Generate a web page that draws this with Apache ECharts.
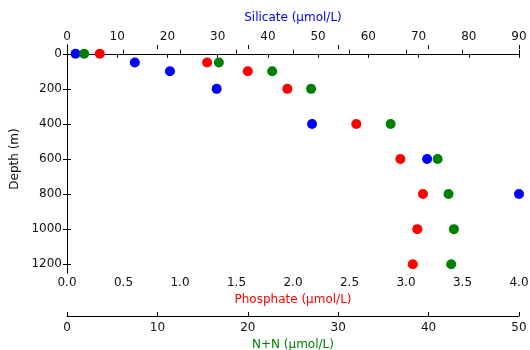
<!DOCTYPE html>
<html><head><meta charset="utf-8">
<script src="https://cdn.jsdelivr.net/npm/echarts@6/dist/echarts.min.js"></script>
<style>html,body{margin:0;padding:0;background:#fff}#c{width:530px;height:350px}</style>
</head><body><div id="c"></div>
<script>
const depths = [0, 50, 100, 200, 400, 600, 800, 1000, 1200];
const silicateDepths = [0, 50, 100, 200, 400, 600, 800];
const silicate = [1.7, 13.5, 20.5, 29.8, 48.8, 71.7, 90];
const phosphate = [0.29, 1.24, 1.6, 1.95, 2.56, 2.95, 3.15, 3.1, 3.06];
const nitrate = [1.9, 16.8, 22.7, 27.0, 35.8, 41.0, 42.2, 42.8, 42.5];
const depthTicks = [0, 200, 400, 600, 800, 1000, 1200];

const FONT = 'DejaVu Sans';
const TXT = '#111';
const lineStyle = {color: '#000', width: 1};

function pairs(xs, ys){ return xs.map((x,i)=>[x, ys[i]]); }

const chart = echarts.init(document.getElementById('c'), null, {renderer:'canvas'});
chart.setOption({
  animation: false,
  grid: {left: 67, top: 45, width: 452, height: 228, containLabel: false, outerBoundsMode: 'none'},
  xAxis: [
    { type:'value', position:'bottom', min:0, max:4, interval:0.5,
      name:'Phosphate (µmol/L)', nameLocation:'middle', nameGap:20,
      nameTextStyle:{color:'#ff0000', fontFamily:FONT, fontSize:12},
      axisLine:{show:true, lineStyle}, axisTick:{show:true, inside:true, length:4, lineStyle},
      axisLabel:{margin:4, color:TXT, fontFamily:FONT, fontSize:12, formatter:v=>v.toFixed(1)},
      splitLine:{show:false} },
    { type:'value', position:'top', min:0, max:90, interval:10,
      name:'Silicate (µmol/L)', nameLocation:'middle', nameGap:21,
      nameTextStyle:{color:'#0000ff', fontFamily:FONT, fontSize:12},
      axisLine:{show:true, lineStyle}, axisTick:{show:true, inside:true, length:4, lineStyle},
      axisLabel:{margin:2, color:TXT, fontFamily:FONT, fontSize:12, formatter:v=>String(v)},
      splitLine:{show:false} },
    { type:'value', position:'bottom', offset:43, min:0, max:50, interval:10,
      name:'N+N (µmol/L)', nameLocation:'middle', nameGap:17,
      nameTextStyle:{color:'#008000', fontFamily:FONT, fontSize:12},
      axisLine:{show:true, lineStyle}, axisTick:{show:true, inside:true, length:4, lineStyle},
      axisLabel:{margin:6, color:TXT, fontFamily:FONT, fontSize:12, formatter:v=>String(v)},
      splitLine:{show:false} },
    { type:'value', position:'top', min:0, max:50, interval:10,
      axisLine:{show:false}, axisTick:{show:true, inside:true, length:4, lineStyle},
      axisLabel:{show:false}, splitLine:{show:false} }
  ],
  yAxis: [
    { type:'value', position:'left', inverse:true, min:-50, max:1250,
      name:'Depth (m)', nameLocation:'middle', nameGap:42,
      nameTextStyle:{color:TXT, fontFamily:FONT, fontSize:12},
      axisLine:{show:true, lineStyle},
      axisTick:{show:true, inside:true, length:4, lineStyle, customValues:depthTicks},
      axisLabel:{margin:5, color:TXT, fontFamily:FONT, fontSize:12, customValues:depthTicks, formatter:v=>String(v)},
      splitLine:{show:false} },
    { type:'value', position:'right', inverse:true, min:-50, max:1250,
      axisLine:{show:true, lineStyle},
      axisTick:{show:true, inside:true, length:4, lineStyle, customValues:depthTicks},
      axisLabel:{show:false, customValues:depthTicks},
      splitLine:{show:false} }
  ],
  series: [
    { type:'scatter', name:'Phosphate', xAxisIndex:0, yAxisIndex:0, symbol:'circle', symbolSize:10,
      itemStyle:{color:'#ff0000', opacity:1}, data: pairs(phosphate, depths) },
    { type:'scatter', name:'Silicate', xAxisIndex:1, yAxisIndex:0, symbol:'circle', symbolSize:10,
      itemStyle:{color:'#0000ff', opacity:1}, data: pairs(silicate, silicateDepths) },
    { type:'scatter', name:'N+N', xAxisIndex:2, yAxisIndex:0, symbol:'circle', symbolSize:10,
      itemStyle:{color:'#008000', opacity:1}, data: pairs(nitrate, depths) }
  ]
});
</script>
</body></html>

= Stated goal =
Look at the listing and set down only the lines from its start through the line with "return xs.map((x,i)=>[x, ys[i]]);", word for word and without pictures.

= The solution =
Generate a web page that draws this with Apache ECharts.
<!DOCTYPE html>
<html><head><meta charset="utf-8">
<script src="https://cdn.jsdelivr.net/npm/echarts@6/dist/echarts.min.js"></script>
<style>html,body{margin:0;padding:0;background:#fff}#c{width:530px;height:350px}</style>
</head><body><div id="c"></div>
<script>
const depths = [0, 50, 100, 200, 400, 600, 800, 1000, 1200];
const silicateDepths = [0, 50, 100, 200, 400, 600, 800];
const silicate = [1.7, 13.5, 20.5, 29.8, 48.8, 71.7, 90];
const phosphate = [0.29, 1.24, 1.6, 1.95, 2.56, 2.95, 3.15, 3.1, 3.06];
const nitrate = [1.9, 16.8, 22.7, 27.0, 35.8, 41.0, 42.2, 42.8, 42.5];
const depthTicks = [0, 200, 400, 600, 800, 1000, 1200];

const FONT = 'DejaVu Sans';
const TXT = '#111';
const lineStyle = {color: '#000', width: 1};

function pairs(xs, ys){ return xs.map((x,i)=>[x, ys[i]]); }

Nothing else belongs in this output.